The client is right to worry, according to Mr. Slott. The tax accountant is wrong.
If Mom had not taken her 2007 required minimum distribution, her beneficiary would indeed have to take it for her by Dec. 31 of the year of her death. After a person turns 70½, they must take an IRA distribution every year — and the year of her death is no exception. If she didn’t take it, her heirs must. But your client’s mother did take her distribution, so your client is off the hook.
However, as a beneficiary he does have a deadline for taking his own first distribution from her IRA, which is Dec. 31 of the year after her death — in this case, 2008.

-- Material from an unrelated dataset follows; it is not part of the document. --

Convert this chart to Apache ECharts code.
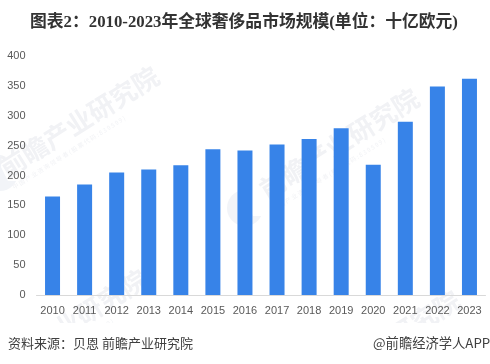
<!DOCTYPE html>
<html><head><meta charset="utf-8">
<style>html,body{margin:0;padding:0;background:#fff}#c{width:490px;height:364px}</style>
<script src="https://cdn.jsdelivr.net/npm/echarts@6/dist/echarts.min.js"></script></head>
<body><div id="c"></div>
<script>
const categories=['2010','2011','2012','2013','2014','2015','2016','2017','2018','2019','2020','2021','2022','2023'];
const values=[165,185,205,210,217,244,242,252,261,279,218,290,349,362];
const yTicks={min:0,max:400,interval:50};
const titleText='图表2:2010-2023年全球奢侈品市场规模(单位:十亿欧元)'.replace(/:/g,'\uFF1A');
const sourceText='资料来源\uFF1A贝恩 前瞻产业研究院';
const brandText='@前瞻经济学人APP';
const markText='前瞻产业研究院';
const subMarkText='中 国 产 业 咨 询 领 导 者 ( 股 票 代 码 : 8 3 9 5 9 9 )';
const marks=[[2,170],[262,192],[-10,373],[303,394]];
const logos=[[0,173],[245,208]];
const cjk='"Noto Sans CJK SC","Liberation Sans",sans-serif';
const wmColor='#f1f2f5';
const wm=[];
logos.forEach(p=>{
  wm.push({type:'circle',silent:true,z:-1,shape:{cx:p[0],cy:p[1],r:18},style:{fill:'#f2f4f8'}});
  wm.push({type:'polygon',silent:true,z:-1,shape:{points:[[p[0]+2,p[1]-20],[p[0]+20,p[1]-10],[p[0]+20,p[1]+8],[p[0]+8,p[1]+8],[p[0]+1,p[1]-6]]},style:{fill:'#fff'}});
});
marks.forEach(p=>{
  wm.push({type:'text',silent:true,z:-1,x:p[0],y:p[1],rotation:0.56,originX:0,originY:0,
    style:{text:markText,font:'bold 26px '+cjk,fill:wmColor,verticalAlign:'middle'}});
  const a=0.56;
  wm.push({type:'text',silent:true,z:-1,x:p[0]+26*Math.sin(a)*0.8,y:p[1]+26*Math.cos(a)*0.8,rotation:a,originX:0,originY:0,
    style:{text:subMarkText,font:'6px '+cjk,fill:wmColor,verticalAlign:'middle'}});
});
wm.push({type:'rect',silent:true,z:-1,shape:{x:0,y:323,width:490,height:41},style:{fill:'#fff'}});
const chart=echarts.init(document.getElementById('c'),null,{renderer:'canvas'});
chart.setOption({
  animation:false,backgroundColor:'#fff',
  title:{text:titleText,left:30,top:14,padding:0,textStyle:{fontFamily:'"Liberation Serif","Noto Sans CJK SC",serif',fontSize:16.8,fontWeight:'bold',color:'#333'}},
  grid:{left:36.5,right:4.5,top:56,bottom:69},
  xAxis:{type:'category',data:categories,boundaryGap:true,
    axisLine:{show:true,lineStyle:{color:'#d9d9d9',width:1}},axisTick:{show:false},
    axisLabel:{interval:0,margin:10,fontSize:11,color:'#595959',fontFamily:'"Liberation Sans",sans-serif'}},
  yAxis:{type:'value',min:yTicks.min,max:yTicks.max,interval:yTicks.interval,
    axisLine:{show:false},axisTick:{show:false},splitLine:{show:false},
    axisLabel:{margin:11,fontSize:11,color:'#595959',fontFamily:'"Liberation Sans",sans-serif'}},
  series:[{type:'bar',data:values,barWidth:15,itemStyle:{color:'#3783E8'}}],
  graphic:wm.concat([
    {type:'text',x:8,y:343,style:{text:sourceText,font:'13px '+cjk,fill:'#404040',verticalAlign:'middle'}},
    {type:'text',x:373,y:343,style:{text:brandText,font:'13.3px '+cjk,fill:'#404040',verticalAlign:'middle'}}
  ])
});
</script></body></html>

His 2008 required minimum distribution is based on his own life expectancy. To determine the amount, your client should divide the IRA balance on Dec. 31, 2007, by his life expectancy factor. He’ll find that on the IRS Single Life Expectancy Table in the appendix of IRS Publication 590 (the publication can be downloaded at irs.gov). If the client will be 40 years old in 2008, his life expectancy factor is 43.6. His minimum 2008 distribution on a $1 million IRA would be $22,936.
Your client should not use the Uniform Table for Determining Lifetime Distributions. That table is only for IRA owners, not beneficiaries.
This is a crucial distinction. Your client has inherited the IRA, but as far as the IRS is concerned, he doesn’t own it. He’s still just a beneficiary. The difference is that an IRA owner can postpone taxable withdrawals until he’s over 70½. A beneficiary must start taking them almost immediately.
The IRA must continue to be titled in his mother’s name [e.g., Phylis Jones IRA (deceased Feb. 20, 2007) For The Benefit of Robert Jones].
Only a surviving spouse is allowed to roll an inherited IRA into a new IRA in their own name. When any other beneficiary does that, the account immediately becomes taxable, according to Mr. Slott.
This is probably the most common single mistake made with inherited IRAs.
If your 40-year-old client inherited a $1 million IRA from his mother, retitling the IRA in his name would result in a $360,000 tax bill (assuming a 36% tax rate). He’d also owe a $60,000 “excess contribution” penalty for putting $1 million into an IRA. The maximum annual contribution is $4,000.
The biggest cost is four decades of tax-deferred growth. Putting the wrong name on that $1 million inherited IRA has turned it into a $580,000 taxable account.